What happens if the application is refused?

Whether a person has a right of appeal against refusal will depend on the basis on which they were seeking to enter. Those arriving without entry clearance for temporary purposes have very limited appeal rights. In such circumstances the only in-country remedy may be judicial review.

Leave to remain

Applications for further leave to remain are dealt with by the UKVI and may be granted in accordance with the immigration rules or on a discretionary basis, outside the rules. Applications may be for an ‘extension of leave’ for a further period in the same category (e.g. a student applies for a further period of leave to complete a course), or to vary leave to an alternative category, known as ‘switching’.

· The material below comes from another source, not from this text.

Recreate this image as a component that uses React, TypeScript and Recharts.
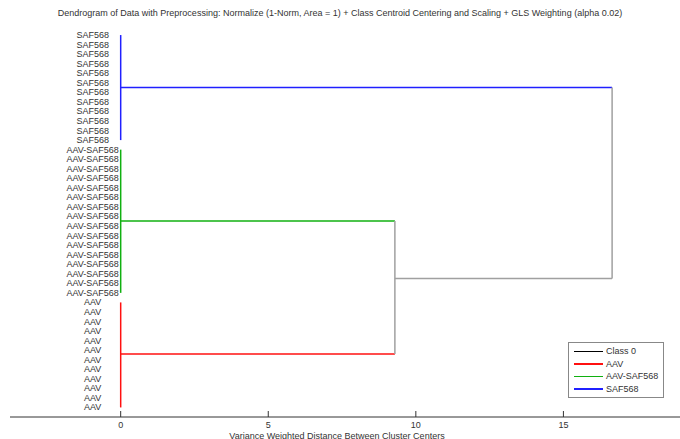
import { ScatterChart, Scatter, XAxis, YAxis } from 'recharts'

// leaf groups, top to bottom
const leafGroups = ['SAF568', 'AAV-SAF568', 'AAV']
const leafCounts = [12, 16, 12]
const groupNodeY = [6.5, 20.47, 34.4]
const groupColors = ['#2020ff', '#10b010', '#ff1010']

// upper links: AAV-SAF568 + AAV, then + SAF568
const mergeDist = [9.29, 16.65]
const mergeNodeY = [26.5]
const linkGray = '#a0a0a0'

const legendNames = ['Class 0', 'AAV', 'AAV-SAF568', 'SAF568']
const legendColors = ['#000000', '#ff1010', '#10b010', '#2020ff']
const xTicks = [0, 5, 10, 15]

const LABEL_X = -0.95
const FONT = '"Liberation Sans", Arial, sans-serif'

type Pt = { x: number; y: number }
type Seg = { pts: Pt[]; color: string }

const leafLabels: { x: number; y: number; label: string }[] = []
const starts: number[] = []
let idx = 1
leafGroups.forEach((g, gi) => {
  starts.push(idx)
  for (let i = 0; i < leafCounts[gi]; i++) {
    leafLabels.push({ x: LABEL_X, y: idx, label: g })
    idx++
  }
})

const segments: Seg[] = []
leafGroups.forEach((_, gi) => {
  segments.push({
    pts: [{ x: 0, y: starts[gi] }, { x: 0, y: starts[gi] + leafCounts[gi] - 1 }],
    color: groupColors[gi],
  })
  segments.push({
    pts: [{ x: 0, y: groupNodeY[gi] }, { x: gi === 0 ? mergeDist[1] : mergeDist[0], y: groupNodeY[gi] }],
    color: groupColors[gi],
  })
})
segments.push({ pts: [{ x: mergeDist[0], y: groupNodeY[1] }, { x: mergeDist[0], y: groupNodeY[2] }], color: linkGray })
segments.push({ pts: [{ x: mergeDist[0], y: mergeNodeY[0] }, { x: mergeDist[1], y: mergeNodeY[0] }], color: linkGray })
segments.push({ pts: [{ x: mergeDist[1], y: groupNodeY[0] }, { x: mergeDist[1], y: mergeNodeY[0] }], color: linkGray })

const noDot = () => <g />

const LeafText = (props: any) => (
  <text x={props.cx} y={props.cy} textAnchor="middle" dominantBaseline="central"
    fontSize={9} fill="#333" fontFamily={FONT}>{props.payload.label}</text>
)

const Tick = (props: any) => {
  const { x, y, payload } = props
  return (
    <g>
      <line x1={x} y1={y} x2={x} y2={y - 6} stroke="#333" />
      <text x={x} y={y + 10.5} textAnchor="middle" fontSize={9} fill="#333" fontFamily={FONT}>{payload.value}</text>
    </g>
  )
}

const LegendBox = () => (
  <div style={{ position: 'absolute', left: 568, top: 342, boxSizing: 'border-box', border: '1px solid #888', background: '#fff', width: 96, height: 56, padding: '2px 0', fontSize: 9, color: '#333' }}>
    {legendNames.map((n, i) => (
      <div key={n} style={{ display: 'flex', alignItems: 'center', height: 12.6 }}>
        <div style={{ width: 29, height: 1.5, background: legendColors[i], marginLeft: 5, marginRight: 3 }} />
        <span>{n}</span>
      </div>
    ))}
  </div>
)

export default function App() {
  return (
    <div style={{ position: 'relative', width: 680, height: 439, overflow: 'hidden', background: '#fff', fontFamily: FONT }}>
      <style>{'body{margin:0}'}</style>
      <div style={{ position: 'absolute', top: 8, left: 0, width: 680, textAlign: 'center', fontSize: 9, color: '#333' }}>
        Dendrogram of Data with Preprocessing: Normalize (1-Norm, Area = 1) + Class Centroid Centering and Scaling + GLS Weighting (alpha 0.02)
      </div>
      <ScatterChart width={680} height={439} margin={{ top: 25.5, right: 0, bottom: 0, left: 10 }}>
        <XAxis type="number" dataKey="x" domain={[-3.75, 18.95]} allowDataOverflow ticks={xTicks}
          tickLine={false} tickSize={0} tickMargin={0} tick={<Tick />} height={22}
          axisLine={{ stroke: '#333' }} />
        <YAxis type="number" dataKey="y" domain={[0, 41]} reversed hide width={0} />
        {segments.map((s, i) => (
          <Scatter key={i} data={s.pts} line={{ stroke: s.color, strokeWidth: 1.5 }} lineType="joint"
            shape={noDot} legendType="none" isAnimationActive={false} />
        ))}
        <Scatter data={leafLabels} shape={<LeafText />} legendType="none" isAnimationActive={false} />
      </ScatterChart>
      <LegendBox />
      <div style={{ position: 'absolute', top: 431, left: 0, width: 680, textAlign: 'center', fontSize: 9, color: '#333' }}>
        <span style={{ position: 'relative', left: -3 }}>Variance Weighted Distance Between Cluster Centers</span>
      </div>
    </div>
  )
}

What is the procedure for applying for leave to remain?

Most applications to extend/vary leave to the UKVI must be made on prescribed application forms, which are available from the UKVI and can be downloaded from the website. There is a prescribed fee for most applications and since April 2015 a NHS surcharge may be payable.

It is anticipated by the UKVI that applications to vary/extend leave will be made while the applicant’s existing leave to remain is still current. Where an application is made in this way, an applicant may remain in the UK lawfully while the application is being considered (even though the previous leave may expire before the application is decided) and the conditions attached to the original leave remain in force until a decision on the application is made (see IA 1971 s. 3C). If an application is made after an applicant’s leave to remain has expired, the applicant will be an overstayer at the time of the application and therefore potentially subject to immigration enforcement action by the Immigration Service.

What happens if the application is refused?

A client may have a right of appeal to the Tribunal. This will depend on the type of application made and it is likely that a right of appeal will only exist if asylum and/or human rights issues are raised.

Types of application and powers of the immigration authorities

A person who requires leave to enter or remain must make an application to the appropriate body depending on where they are, their circumstances and the purpose of their application. The immigration authorities (abroad, on entry or after entry) have powers to grant or refuse leave to enter or remain and the UKVI can “curtail” existing leave in certain circumstances. The immigration rules set out the criteria for most applications and there are also general grounds in the immigration rules on which applications can be refused. In some circumstances the application will be outside the rules and based on asylum law, human rights law or at the discretion of the UKVI.